Until the lions va à la source du Mahabharata, grande épopée ancrée dans la culture hindoue est un récit dans lequel son enfance a été bercée et faut-il rappeler que le chorégraphe a fait ses débuts sur scène dans l’adaptation du conte signée Peter Brook. Pour cette chorégraphie, Akram Khan a réuni une fois encore une équipe artistique exceptionnelle la même que sur celle de sa création solo Desh : L’écrivaine Karthika Naïr, l’artiste visuel Tim Yip, les lumières de Michael Hulls, la dramaturge Ruth Little.

Dans ce ballet épique, trois danseurs extraordinaires : Rianto reprend le rôle de Akram Khan deux mois avant la date prévue, dans la nécessité de l’urgence et donc dans un contexte particulièrement plus compliqué. Les solos ont des accents autobiographiques, Rianto a lui aussi les qualités de Khan, Danseur solaire, magnétique et fera face tour à tour, aux deux visages de la princesse, dont la réincarnation masculine est revenue pour se venger. Duos époustouflants au sol entre Rianto et Christine Joy-Ritter et Chin-Ying Chien. Création très féminine, le héros étant une femme, le rôle interprété par le danseur Rianto nécessite un travail très dur sur les genoux – le poids du corps alternant sur des moments intenses et rapides entre les postures en-dehors et en-dedans sur les genoux.

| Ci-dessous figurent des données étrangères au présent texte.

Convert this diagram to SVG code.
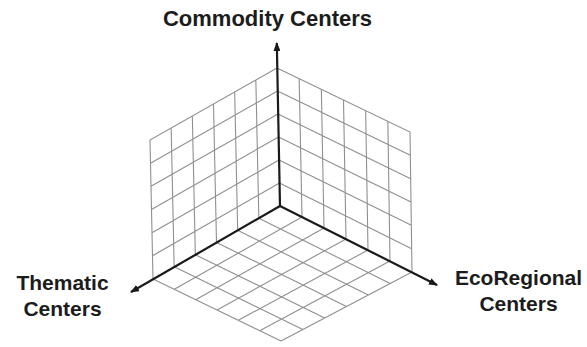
<svg xmlns="http://www.w3.org/2000/svg" width="587" height="347" viewBox="0 0 587 347">
<style>
.grid{stroke:#8f8f8f;stroke-width:1.1;fill:none}
.axis{stroke:#1a1a1a;stroke-width:2.2;fill:none;marker-end:url(#arr)}
.lbl{font-family:"Liberation Sans",Arial,sans-serif;font-weight:bold;fill:#1c1c1c;text-anchor:middle}
</style>
<defs>
<marker id="arr" markerUnits="userSpaceOnUse" markerWidth="9" markerHeight="7" refX="8" refY="3.5" orient="auto">
<path d="M0,0 L9,3.5 L0,7 z" fill="#1a1a1a"/>
</marker>
</defs>
<rect width="587" height="347" fill="#fff"/>
<g id="wall-left" class="grid">
<path d="M277,68 L150,140 L153,279 M255.83,80 L258.83,218.17 M234.67,92 L237.67,230.33 M213.5,104 L216.5,242.5 M192.33,116 L195.33,254.67 M171.17,128 L174.17,266.83 M277.5,91 L150.5,163.17 M278,114 L151,186.33 M278.5,137 L151.5,209.5 M279,160 L152,232.67 M279.5,183 L152.5,255.83"/>
</g>
<g id="wall-right" class="grid">
<path d="M277,68 L410,132 L412,272 M299.17,78.67 L302,217 M321.33,89.33 L324,228 M343.5,100 L346,239 M365.67,110.67 L368,250 M387.83,121.33 L390,261 M277.5,91 L410.33,155.33 M278,114 L410.67,178.67 M278.5,137 L411,202 M279,160 L411.33,225.33 M279.5,183 L411.67,248.67"/>
</g>
<g id="floor" class="grid">
<path d="M302,217 L174.33,289.33 M324,228 L195.67,299.67 M346,239 L217,310 M368,250 L238.33,320.33 M390,261 L259.67,330.67 M412,272 L281,341 M258.83,218.17 L390.17,283.5 M237.67,230.33 L368.33,295 M216.5,242.5 L346.5,306.5 M195.33,254.67 L324.67,318 M174.17,266.83 L302.83,329.5 M153,279 L281,341"/>
</g>
<g id="axes">
<path class="axis" d="M280,206 L276.8,43"/>
<path class="axis" d="M280,206 L131,292"/>
<path class="axis" d="M280,206 L437,285"/>
</g>
<g id="label-commodity"><text class="lbl" x="267.5" y="26" font-size="22">Commodity Centers</text></g>
<g id="label-thematic"><text class="lbl" font-size="21"><tspan x="62.5" y="290">Thematic</tspan><tspan x="62.5" y="316">Centers</tspan></text></g>
<g id="label-ecoregional"><text class="lbl" font-size="21"><tspan x="518.5" y="285">EcoRegional</tspan><tspan x="518.5" y="311">Centers</tspan></text></g>
</svg>
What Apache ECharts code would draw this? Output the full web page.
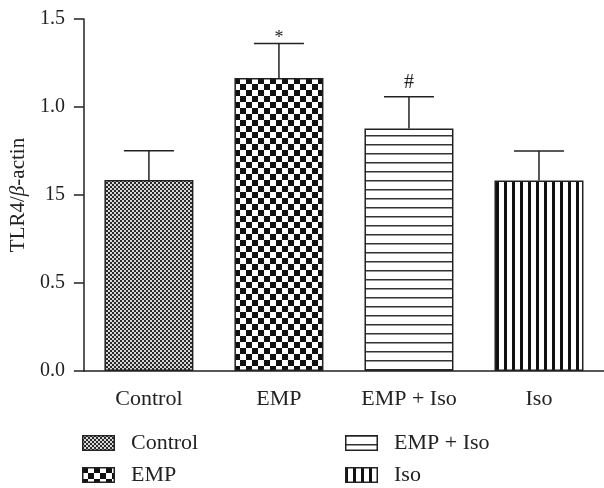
<!DOCTYPE html>
<html><head><meta charset="utf-8">
<script src="https://cdn.jsdelivr.net/npm/echarts@6/dist/echarts.min.js"></script>
<style>html,body{margin:0;padding:0;background:#fff}#c{width:604px;height:488px}</style>
</head><body><div id="c"></div>
<script>
var categories = ['Control', 'EMP', 'EMP + Iso', 'Iso'];
var means = [0.814, 1.249, 1.033, 0.812];
var errors = [0.125, 0.147, 0.136, 0.125];
var significance = ['', '*', '#', ''];
var yTickLabels = ['0.0', '0.5', '15', '1.0', '1.5'];
var yMax = 1.5, yStep = 0.375;

var FONT = 'Liberation Serif';
function mkCanvas(w, h, draw) { var c = document.createElement('canvas'); c.width = w; c.height = h; draw(c.getContext('2d'), w, h); return c; }
var drawers = {
  'Control': function (g, w, h) { g.fillStyle = '#d8d8d8'; g.fillRect(0, 0, w, h); g.fillStyle = '#2a2a2a'; for (var y = 0; y < h; y += 2) for (var x = 0; x < w; x += 2) if (((x + y) / 2) % 2 === 0) g.fillRect(x, y, 2, 2); },
  'EMP': function (g, w, h) { g.fillStyle = '#fff'; g.fillRect(0, 0, w, h); g.fillStyle = '#111'; for (var y = 0; y < h; y += 6) for (var x = 0; x < w; x += 6) if (((x + y) / 6) % 2 === 0) g.fillRect(x, y, 6, 6); },
  'EMP + Iso': function (g, w, h) { g.fillStyle = '#fff'; g.fillRect(0, 0, w, h); g.fillStyle = '#333'; for (var y = 0; y < h; y += 9) g.fillRect(0, y, w, 1.5); },
  'Iso': function (g, w, h) { g.fillStyle = '#fff'; g.fillRect(0, 0, w, h); g.fillStyle = '#111'; for (var x = 0; x < w; x += 8) g.fillRect(x, 0, 3, h); }
};
var tileSize = { 'Control': [4, 4], 'EMP': [12, 12], 'EMP + Iso': [9, 9], 'Iso': [8, 8] };
function patternFor(name) { var s = tileSize[name]; return { image: mkCanvas(s[0], s[1], drawers[name]), repeat: 'repeat' }; }
function iconFor(name) {
  var c = mkCanvas(44, 16, function (g) {
    var t = mkCanvas(33, 16, function (g2) { var s = tileSize[name]; var p = g2.createPattern(mkCanvas(s[0], s[1], drawers[name]), 'repeat'); g2.fillStyle = p; g2.fillRect(0, 0, 33, 16); });
    g.drawImage(t, 0, 0); g.strokeStyle = '#222'; g.lineWidth = 1.5; g.strokeRect(0.75, 0.75, 31.5, 14.5);
  });
  return 'image://' + c.toDataURL();
}

var series = categories.map(function (name, i) {
  return {
    name: name, type: 'bar', barWidth: 89, barGap: '-100%',
    data: categories.map(function (_, j) { return j === i ? means[i] : '-'; }),
    itemStyle: { color: patternFor(name), borderColor: '#222', borderWidth: 1.5 },
    emphasis: { disabled: true }, z: 2
  };
});
series.push({
  type: 'custom', z: 3, silent: true,
  data: categories.map(function (_, i) { return [i, means[i], errors[i]]; }),
  encode: { x: 0, y: 1 },
  renderItem: function (params, api) {
    var i = api.value(0), m = api.value(1), e = api.value(2);
    var b = api.coord([i, m]), t = api.coord([i, m + e]);
    var ch = [
      { type: 'line', shape: { x1: b[0], y1: b[1], x2: t[0], y2: t[1] }, style: { stroke: '#222', lineWidth: 1.5 } },
      { type: 'line', shape: { x1: t[0] - 25, y1: t[1], x2: t[0] + 25, y2: t[1] }, style: { stroke: '#222', lineWidth: 1.5 } }
    ];
    var s = significance[params.dataIndex];
    if (s) ch.push({ type: 'text', style: { text: s, x: t[0], y: t[1] - (s === '*' ? 5 : 14), textAlign: 'center', textVerticalAlign: 'middle', fontFamily: FONT, fontSize: s === '*' ? 18 : 20, fill: '#222' } });
    return { type: 'group', children: ch };
  }
});

var chart = echarts.init(document.getElementById('c'), null, { renderer: 'canvas' });
var legendBase = { orient: 'vertical', padding: 0, itemWidth: 44, itemHeight: 16, itemGap: 10, textStyle: { fontFamily: FONT, fontSize: 22, color: '#222' }, selectedMode: false };
chart.setOption({
  animation: false,
  backgroundColor: '#fff',
  grid: { left: 82, top: 19, bottom: 117, right: -9 },
  legend: [
    Object.assign({ left: 82, top: 432, data: [{ name: 'Control', icon: iconFor('Control') }, { name: 'EMP', icon: iconFor('EMP') }] }, legendBase),
    Object.assign({ left: 345, top: 432, data: [{ name: 'EMP + Iso', icon: iconFor('EMP + Iso') }, { name: 'Iso', icon: iconFor('Iso') }] }, legendBase)
  ],
  xAxis: {
    type: 'category', data: categories,
    axisLine: { lineStyle: { color: '#222', width: 1.5 } },
    axisTick: { alignWithLabel: true, length: 10, lineStyle: { color: '#222', width: 1.5 } },
    axisLabel: { fontFamily: FONT, fontSize: 22, color: '#222', margin: 17 }
  },
  yAxis: {
    type: 'value', min: 0, max: yMax, interval: yStep,
    name: '{a|TLR4/}{b|β}{a|-actin}', nameLocation: 'middle', nameGap: 52, nameRotate: 90,
    nameTextStyle: { rich: { a: { fontFamily: FONT, fontSize: 21, color: '#222' }, b: { fontFamily: FONT, fontSize: 21, fontStyle: 'italic', color: '#222' } } },
    splitLine: { show: false },
    axisLine: { show: true, lineStyle: { color: '#222', width: 1.5 } },
    axisTick: { show: true, length: 10, lineStyle: { color: '#222', width: 1.5 } },
    axisLabel: { fontFamily: FONT, fontSize: 20, color: '#222', margin: 19, formatter: function (v) { return yTickLabels[Math.round(v / yStep)]; } }
  },
  series: series
});
</script></body></html>
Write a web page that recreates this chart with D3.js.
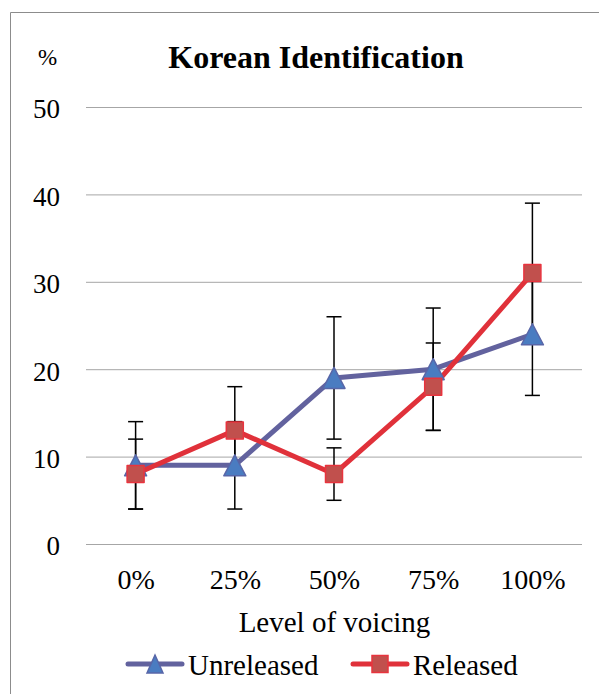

Deux danseuses exceptionnelles avec des forces complémentaires : Ching-Ying Chien tout en grâce et tenue naturelle des positions khatak et Christine Joy-Ritter, tout souplesse féline, détente et vélocité. Amba interprétée par Ching-Ying Chien tour à tour fière, vengeresse, séductrice, libre et meurtrière parvient à reconquérir son pouvoir progressivement.

Une fois de plus, Khan s’impose comme l’un des plus grands chorégraphes-danseurs contemporains. La danse virtuose engage tout le corps, des doigts aux pieds dans les moindres détails de l’émotion. Les qualités requises pour ses danseurs sont complètes : souplesse, rythme, précision, détente, vélocité, présence et concentration extrême pour arriver à un état de quasi-transe. À l’aube de ses 40 ans, Khan aborde à travers ce conte les exigences complexes à travers le temps, du passage de la puissance à l’endurance et observe ce que peut une femme quand elle perd la possession de son corps assimilé à sa vertu ? Quel est le prix pour le corps et pour l’humanité lorsqu’une quête de justice devient vengeance ? La salle est comble et se lève pour ovationner avec de nombreux rappels, la performance du chorégraphe et des danseurs.